A step can fail for a number of reasons. One case is where an exception is raised in the code. Other cases might involve network issues, or a worker restarting while executing (causing the execution to be identified as 'abandoned').

By default, Coflux takes a cautious at-most-once approach to execution, to avoid unintentionally executing a task that might have significant side-effects more than once.

The simplest way to enable retries is to specify the maximum number of attempts the task (or workflow) should be retried:

@cf.task(retries=2)
def submit_reports():
...

This task will be executed at most three times (the initial attempt plus up to two retries). Each subsequent attempt will happen immediately after the previous failure.

Any tasks waiting for the initial task will continue waiting for retries. If all the retries fail then the error will be returned to the waiting task.

Retry backoff

Failures can be caused by external environmental issues, so it's useful to be able to delay the retry. This can be done using the Retries class:

@cf.task(retries=cf.Retries(limit=2, backoff=(300, 300)))
def send_notification():
...

In this case, the task will be retried up to twice, with a five minute delay (300 seconds) between each attempt.

Backoff range

A range of backoff delays can be specified:

@cf.task(retries=cf.Retries(limit=5, backoff=(300, 600)))
def send_notification():
...

In this case, the first retry will happen after 300 seconds, and the fifth (and final) retry will happen 600 seconds after the fourth, with an increasing gap between each retry. So (ignoring time taken for the execution and scheduling) attempts of this task would happen at t+0, t+300, t+675, t+1125, t+1650, t+2250 (i.e., the final attempt happening over half an hour after the initial attempt).

Unlimited retries

For tasks that should keep retrying indefinitely until they succeed, use retries=True:

@cf.task(retries=True)
def critical_task():
...

This will retry with a random delay between 1 and 60 seconds (the defaults). For custom backoff:

@cf.task(retries=cf.Retries(limit=None, backoff=(10, 300)))
def critical_task():
...

With unlimited retries, each retry uses a random delay between the min and max backoff seconds.

Retry conditions

By default, retries apply to all errors. The when parameter allows you to control which errors trigger a retry — errors that don't match fail immediately without consuming retry attempts.

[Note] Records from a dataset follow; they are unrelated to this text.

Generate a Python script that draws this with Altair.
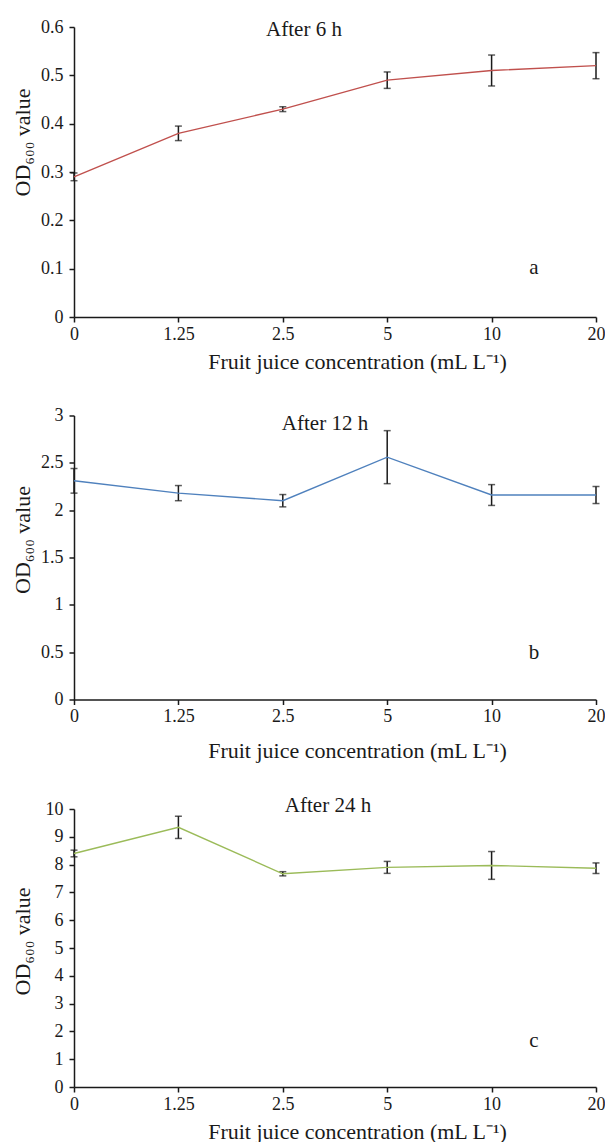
import altair as alt
import pandas as pd

conc = ["0", "1.25", "2.5", "5", "10", "20"]

od_6h = [0.29, 0.38, 0.43, 0.49, 0.51, 0.52]
err_6h = [0.008, 0.015, 0.005, 0.017, 0.032, 0.027]

od_12h = [2.31, 2.18, 2.10, 2.56, 2.16, 2.16]
err_12h = [0.13, 0.08, 0.065, 0.28, 0.11, 0.09]

od_24h = [8.40, 9.34, 7.67, 7.90, 7.97, 7.87]
err_24h = [0.12, 0.40, 0.075, 0.215, 0.50, 0.19]

ticks_6h = [0, 0.1, 0.2, 0.3, 0.4, 0.5, 0.6]
ticks_12h = [0, 0.5, 1, 1.5, 2, 2.5, 3]
ticks_24h = [0, 1, 2, 3, 4, 5, 6, 7, 8, 9, 10]

FONT = "Liberation Serif"
INK = "#1a1a1a"
W = 522


def panel(vals, errs, color, yticks, title, title_xy, letter, letter_y, ytitle_y, xtitle_y, height):
    df = pd.DataFrame({
        "conc": conc,
        "od": vals,
        "lo": [v - e for v, e in zip(vals, errs)],
        "hi": [v + e for v, e in zip(vals, errs)],
    })
    xscale = alt.Scale(type="point", padding=0)
    yscale = alt.Scale(domain=[yticks[0], yticks[-1]], nice=False, zero=True)
    xaxis = alt.Axis(
        title="Fruit juice concentration (mL L\u207b\u00b9)",
        labelAngle=0, tickSize=5, labelPadding=3,
        labelFont=FONT, labelFontSize=18, labelColor=INK,
        titleFont=FONT, titleFontSize=22, titleColor=INK, titleFontWeight="normal",
        titleX=283, titleY=xtitle_y, titleBaseline="alphabetic", titleAlign="center",
        domainColor=INK, tickColor=INK, domainWidth=1.5, tickWidth=1.5,
        labelOverlap=False, grid=False,
    )
    yaxis = alt.Axis(
        title="OD\u2086\u2080\u2080 value", values=yticks, format="~r",
        tickSize=5, labelPadding=6, grid=False, labelOverlap=False,
        labelFont=FONT, labelFontSize=18, labelColor=INK,
        titleFont=FONT, titleFontSize=22, titleColor=INK, titleFontWeight="normal",
        titleAngle=270, titleX=-45, titleY=ytitle_y,
        titleAlign="center", titleBaseline="alphabetic",
        domainColor=INK, tickColor=INK, domainWidth=1.5, tickWidth=1.5,
    )
    xenc = alt.X("conc:N", sort=conc, scale=xscale, axis=xaxis)
    base = alt.Chart(df)
    line = base.mark_line(color=color, strokeWidth=1.4).encode(
        x=xenc, y=alt.Y("od:Q", scale=yscale, axis=yaxis),
    )
    bars = base.mark_rule(color=INK, strokeWidth=1.5).encode(
        x=xenc, y=alt.Y("lo:Q", scale=yscale, axis=yaxis), y2="hi:Q"
    )
    cap_lo = base.mark_tick(color=INK, orient="horizontal", size=7, thickness=1.5).encode(
        x=xenc, y=alt.Y("lo:Q", scale=yscale, axis=yaxis)
    )
    cap_hi = base.mark_tick(color=INK, orient="horizontal", size=7, thickness=1.5).encode(
        x=xenc, y=alt.Y("hi:Q", scale=yscale, axis=yaxis)
    )
    ttl = alt.Chart(pd.DataFrame({"t": [title]})).mark_text(
        font=FONT, fontSize=21, color=INK, align="center", baseline="alphabetic"
    ).encode(text="t:N", x=alt.value(title_xy[0]), y=alt.value(title_xy[1]))
    let = alt.Chart(pd.DataFrame({"t": [letter]})).mark_text(
        font=FONT, fontSize=21, color=INK, align="center", baseline="alphabetic"
    ).encode(text="t:N", x=alt.value(460), y=alt.value(letter_y))
    return alt.layer(bars, cap_lo, cap_hi, line, ttl, let).properties(width=W, height=height)


pa = panel(od_6h, err_6h, "#C0504D", ticks_6h, "After 6 h", (230, 9), "a", 247, 115, 51, 290)
pb = panel(od_12h, err_12h, "#4F81BD", ticks_12h, "After 12 h", (251, 14), "b", 243, 124, 58, 284)
pc = panel(od_24h, err_24h, "#9BBB59", ticks_24h, "After 24 h", (254, 3), "c", 238, 132, 51, 278)

top = alt.vconcat(pa, pb, spacing=34.5)
chart = alt.vconcat(top, pc, spacing=33).properties(
    padding={"left": 3, "top": 10, "right": 0, "bottom": 0}
).configure(font=FONT).configure_view(stroke=None).configure_axis(
    labelFont=FONT, labelFontSize=18, titleFont=FONT, titleFontSize=22
)

chart.save("out.html", embed_options={"renderer": "svg", "actions": False})
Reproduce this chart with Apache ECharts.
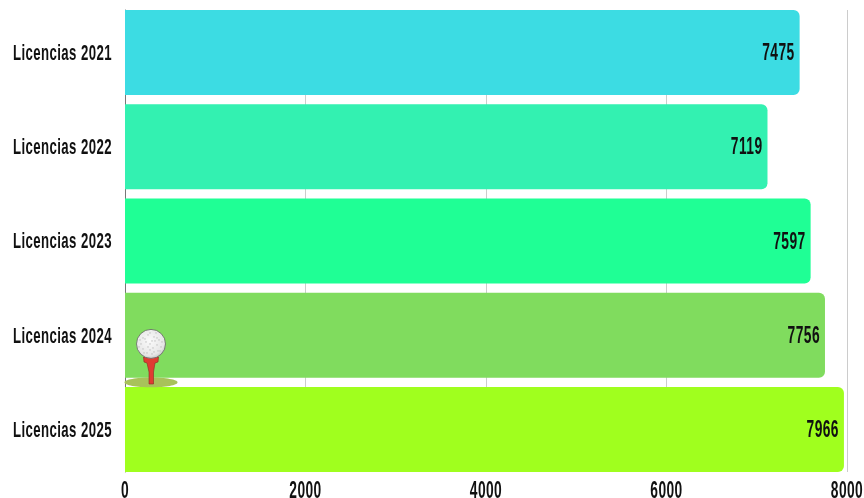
<!DOCTYPE html>
<html><head><meta charset="utf-8">
<style>html,body{margin:0;padding:0;background:#fff}#c{width:864px;height:498px}</style>
<script src="https://cdn.jsdelivr.net/npm/echarts@6/dist/echarts.min.js"></script>
</head><body><div id="c"></div>
<script>
const categories = ['Licencias 2021','Licencias 2022','Licencias 2023','Licencias 2024','Licencias 2025'];
const values = [7475,7119,7597,7756,7966];
const barColors = ['#3CDCE3','#33F1B1','#1FFF95','#80DC5E','#A0FF1E'];
const FONT = '"Liberation Sans",sans-serif';
const NARROW = 0.6, SPACING = '0.7px', DROP = 1.3;
// The reference uses a condensed display face; narrow the installed one horizontally.
(function(){
  const p = CanvasRenderingContext2D.prototype, ft = p.fillText, mt = p.measureText;
  p.fillText = function(t,x,y,m){ this.save(); this.letterSpacing = SPACING; this.translate(x,y+DROP); this.scale(NARROW,1); ft.call(this,t,0,0); this.restore(); };
  p.measureText = function(t){ const s = this.letterSpacing; this.letterSpacing = SPACING; const r = mt.call(this,t); this.letterSpacing = s; return {width:r.width*NARROW, actualBoundingBoxAscent:r.actualBoundingBoxAscent, actualBoundingBoxDescent:r.actualBoundingBoxDescent, actualBoundingBoxLeft:r.actualBoundingBoxLeft*NARROW, actualBoundingBoxRight:r.actualBoundingBoxRight*NARROW, fontBoundingBoxAscent:r.fontBoundingBoxAscent, fontBoundingBoxDescent:r.fontBoundingBoxDescent}; };
})();
const chart = echarts.init(document.getElementById('c'),null,{renderer:'canvas'});
const dots=[[-8,-6],[-3,-9],[3,-7],[8,-4],[-10,0],[-5,-2],[1,-3],[6,1],[10,3],[-8,5],[-3,3],[2,4],[7,7],[-4,9],[1,10],[-1,-11],[-11,-4],[5,-11],[11,-2],[-6,-5],[4,-3],[-1,0],[3,8],[-7,9],[9,7],[-12,3],[-1,6],[6,-6]];
chart.setOption({
  animation:false,
  grid:[
    {left:125,width:722,top:10,height:462,outerBoundsMode:'none'},
    {left:125,width:722,top:5.3,height:471.4,outerBoundsMode:'none'}
  ],
  xAxis:[
    {gridIndex:0,type:'value',min:0,max:8000,interval:2000,
     axisLine:{show:false},axisTick:{show:false},
     splitLine:{show:true,showMinLine:false,lineStyle:{color:'#cccccc',width:1}},
     axisLabel:{color:'#111',fontFamily:FONT,fontWeight:'bold',fontSize:23,margin:11,hideOverlap:false,alignMinLabel:'center',alignMaxLabel:'center',formatter:v=>String(v)}},
    {gridIndex:1,type:'value',min:0,max:8000,show:false}
  ],
  yAxis:[
    {gridIndex:0,type:'category',data:categories,inverse:true,
     axisLine:{show:true,lineStyle:{color:'#777',width:1}},axisTick:{show:false},axisLabel:{show:false}},
    {gridIndex:1,type:'category',data:categories,inverse:true,
     axisLine:{show:false},axisTick:{show:false},
     axisLabel:{color:'#111',fontFamily:FONT,fontWeight:'bold',fontSize:22,margin:13}}
  ],
  series:[{
    type:'bar',xAxisIndex:1,yAxisIndex:1,barWidth:85,
    data:values.map((v,i)=>({value:v,itemStyle:{color:barColors[i]}})),
    itemStyle:{borderRadius:[0,6,6,0]},
    label:{show:true,position:'insideRight',distance:5,color:'#111',fontFamily:FONT,fontWeight:'bold',fontSize:23}
  }],
  graphic:[
    {type:'ellipse',z:20,shape:{cx:151,cy:382.4,rx:26.5,ry:4.8},style:{fill:'#A8C25A'}},
    {type:'polygon',z:21,shape:{points:[[143.5,357],[158.5,357],[158,362],[155,363],[153.5,372],[153.5,384],[149,384],[149,372],[147,363],[144,362]]},style:{fill:'#E03C32',stroke:'#8A2A22',lineWidth:0.6}},
    {type:'circle',z:22,shape:{cx:151,cy:343.9,r:14.5},style:{fill:{type:'radial',x:0.45,y:0.4,r:0.65,colorStops:[{offset:0,color:'#fafafa'},{offset:0.75,color:'#e6e6e6'},{offset:1,color:'#bbbbbb'}]},stroke:'#555',lineWidth:0.7}},
    ...dots.map(d=>({type:'circle',z:23,shape:{cx:151+d[0],cy:343.9+d[1],r:0.7},style:{fill:'#b5b5b5'}}))
  ]
});
</script></body></html>
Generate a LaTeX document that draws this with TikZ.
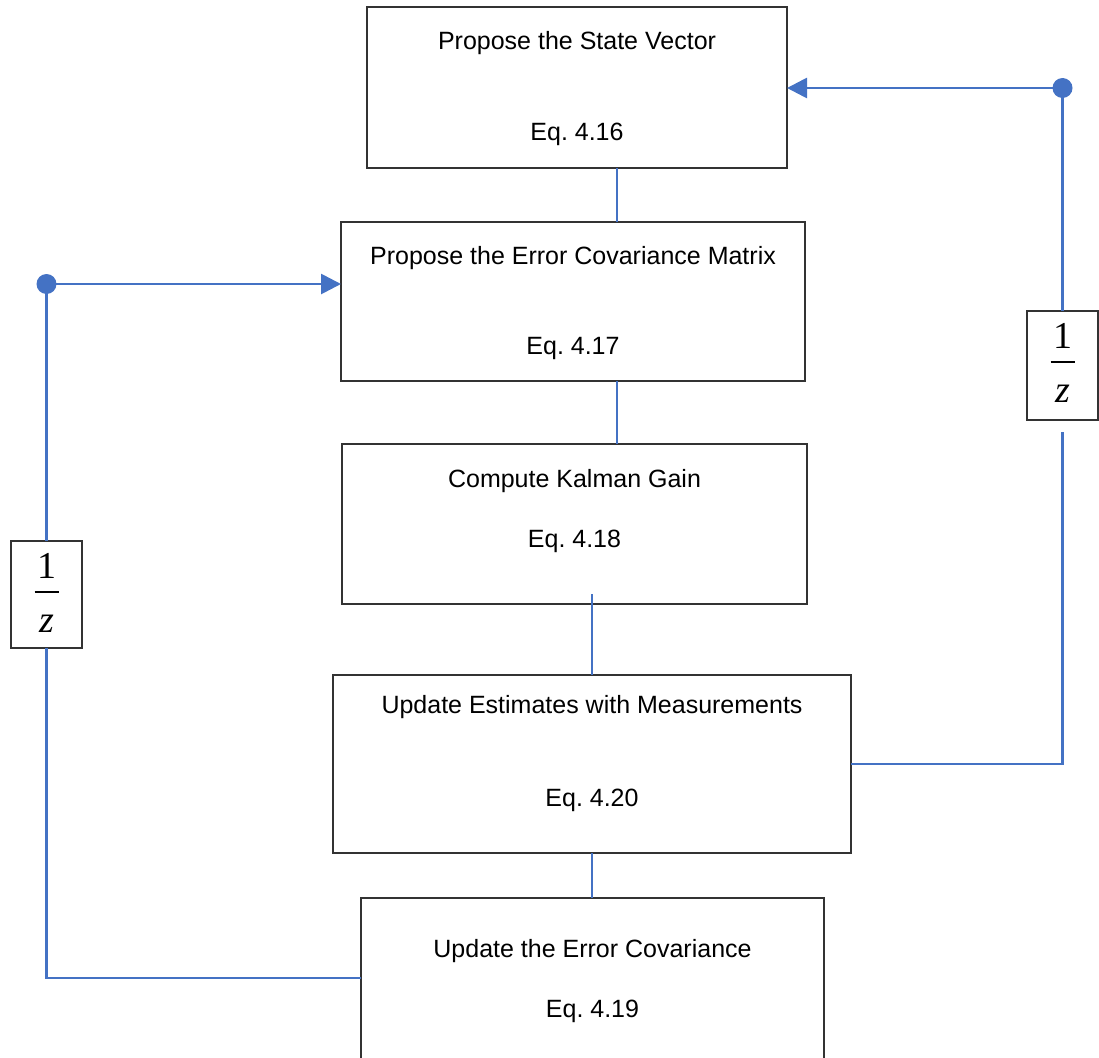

The condition is evaluated on the worker at the time the exception is raised, so it has access to the full exception object.

Exception class

Specify a single exception type to only retry on that error:

@cf.task(retries=cf.Retries(limit=3, when=ConnectionError))
def call_api():
...

Tuple of exception classes

Specify multiple exception types as a tuple:

@cf.task(retries=cf.Retries(limit=3, when=(ConnectionError, TimeoutError)))
def call_api():
...

Callback function

For more complex logic, pass a function that receives the exception and returns whether to retry:

@cf.task(
retries=cf.Retries(
limit=5,
backoff=(1, 30),
when=lambda e: getattr(e, "status_code", 0) >= 500,
),
)
def call_api():
...

This is useful for distinguishing between transient errors (e.g., 5xx server errors) that are worth retrying and permanent errors (e.g., 4xx client errors) that should fail immediately.